An analogy came to me today regarding the mountains of “reports” out there on salmon (or other topics) – this following up on a few days of trying to wade through over 500 pages of three volumes that the Marine Stewardship Council pumped out recently. (Nothing like a 9 year process, over 500 pages of reports, and only 15-days to send along any objections…)
Today in the suburban neighborhood where we live, we walked to the nearby playground in the winter afternoon setting soon. We needed to get out for a walk and the kids needed a good run. When we walk to the park, about four blocks, we generally take an alley as there’s no traffic and the kids can pull the wagon down the narrow icy lane burning off a little more energy.

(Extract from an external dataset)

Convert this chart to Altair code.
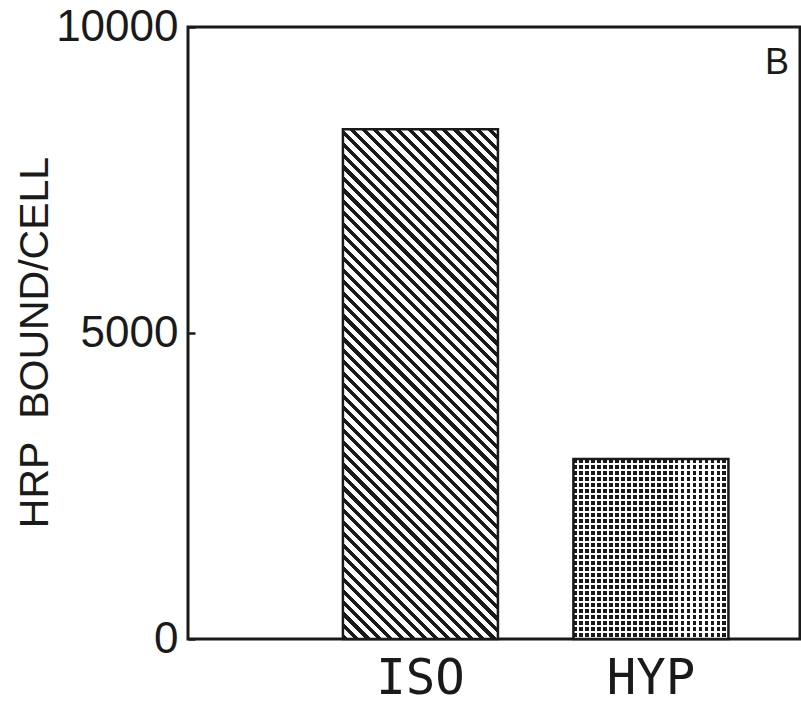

The analogy is this: these mountains of reports often have a look resembling the front yards of suburban neighborhoods – clean, freshly painted, latest siding, manicured lawns, trimmed hedges, shoveled driveways (in northern neighborhoods that is). Yet, when you get into the back alleys you start to find out what each house is really about –
- ‘Tyvek’ plastic peeling and flapping in the wind as old cracked siding rots away from chipboard walls;
- tired rusted station wagons and Ford Broncos missing a wheel or two, hoods open, and that really weren’t much good for anything in the first place – and certainly not now 25 years later;
- tired old dogs barking and pacing in yellow and brown snow, thrown in the backyard to keep them out of the house on football playoffs Sunday;
- old faded plastic Fisher Price kids toys and fallen over swings;
- abandoned Christmas trees with remnants of tinsel fluttering; and
- today, bags and bags of old Free Press newspapers – each weeks edition fading and blowing in the wind, chronologically laid out down the lane.
Every now and again, a house has a backyard almost as prim and proper as the front. There’s even one that has a small ice rink with snowbanks for boards – and fresh skate tracks from little feet.
These are the occasional reports that actually have something to say – not the air pie sandwiched between pretty salmon pictures on front and back covers.
The air pie that is riddled with such empty, bumpfy language that says so much without saying much at all.
I got a lovely book given to me for Christmas – The Surface of Meaning: Books and Book Design in Canada by Robert Brinhurst – the B.C.-based writer, typographer, poet, linguist and thinker.Talk about a book with beautiful covers, and fantastic content in between.
In the Prologue, Bringhurst suggests:
Individual readers and whole societies can and do see themselves reflected in their printing, whether or not they are conscious of it as such.